Employers’ Role in Addressing Work-Related Emissions

The combined efforts of employers and employees can significantly reduce the carbon footprint of the entire supply chain and help mitigate global climate change.

Khwanchai Adobe Stock 422006726
khwanchai AdobeStock_422006726

Sustainability has become a critical focus for industries worldwide, but it’s especially relevant for those within the food and beverage sector. In particular, the supply chain and logistics aspects of food and beverage play a pivotal role in shaping their environmental impact, including the environmental impact of these industries’ employees. As we strive to combat climate change, it is essential to recognize the importance of work-related emissions and their contribution to individual carbon footprints.

In fact, work-related emissions typically account for one-third of the average persons’ carbon footprints. Through education and training initiatives, employers can equip their workforce with the knowledge and tools necessary to reduce their carbon footprints in both their professional and personal lives.

Understanding the environmental impact of work-related emissions

To understand the scope of work-related emissions, it is critical to examine their sources. Transportation, energy consumption, and waste management are major contributors to the carbon footprint of the supply chain and logistics industry. Freight transportation, for example, accounts for a significant portion of greenhouse gas emissions in the food industry, with goods (and in turn, workers) going from farms to processing centers and eventually to retailers, needing to stay fresh along the way. Similarly, energy-intensive operations and inefficient waste management practices exacerbate environmental impacts.
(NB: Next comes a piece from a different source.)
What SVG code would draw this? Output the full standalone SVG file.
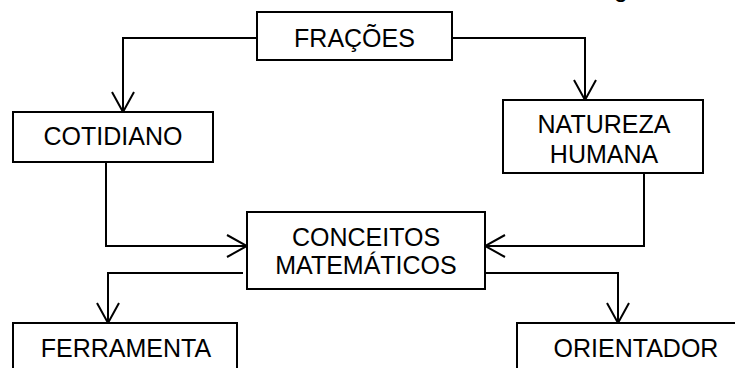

The role of employers in addressing work-related emissions

Employers are key agents of change in addressing work-related emissions. By recognizing their responsibility, companies can create a culture of sustainability that permeates every aspect of their operations. For example, an average meal with beef is likely to result in 6.29 more times the amount of emissions opposed to the average vegetarian meal. Therefore, employers can make a difference by striving to avoid red meat and instead ordering vegetarian meals when catering meals at work or for events. By embracing sustainability as a core value, employers can not only meet their environmental obligations, but also attract and retain environmentally conscious employees and customers.

Education and training: Empowering employees for a sustainable future

One of the fundamental ways employers can make a difference is by educating and training their employees about climate change and carbon footprints, raising awareness of the environmental impact of work-related activities to inspire employees to take action. By providing resources and tools to measure and track individual emissions, employees can understand their carbon footprint and make informed decisions. Promoting sustainable transportation options, energy-efficient practices, waste reduction, and responsible procurement also instills a sense of ownership and empowers employees to actively contribute to sustainability efforts.

Collaboration and partnerships

Engaging employees in sustainability initiatives is critical to driving meaningful change. Effective communication and involvement creates a sense of shared purpose and encourages employees to participate in sustainability programs. Additionally, fostering collaboration with external stakeholders and industry associations allows for the sharing of knowledge and best practices. Leveraging technology and data-driven solutions can provide insights into sustainable logistics, facilitate informed decision-making, and drive efficiencies throughout the supply chain.

Overcoming challenges and implementing effective strategies

While educating employees about climate change and carbon footprints is critical, it is not without its challenges. Recognizing and addressing common barriers to employee engagement and behavior change is critical. Employers should tailor educational programs to meet diverse needs and preferences and ensure that information is accessible and engaging. Tracking progress and measuring the impact of sustainability initiatives provides valuable insights and helps refine strategies. Sharing success stories and best practices within the industry encourages collaboration and inspires others to follow suit.

Employers play a critical role in reducing work-related emissions and educating employees about climate change. By embracing sustainability as a core value, supply chain and logistics organizations can drive positive change and create a more sustainable future. The combined efforts of employers and employees can significantly reduce the carbon footprint of the entire supply chain and help mitigate global climate change. Continued collaboration and innovation are essential to meeting the challenges ahead and ensuring a prosperous and sustainable future for all. By prioritizing education and training, employers can empower their employees to make informed decisions and actively contribute to reducing carbon footprints, ultimately leading to long-term success and a brighter future.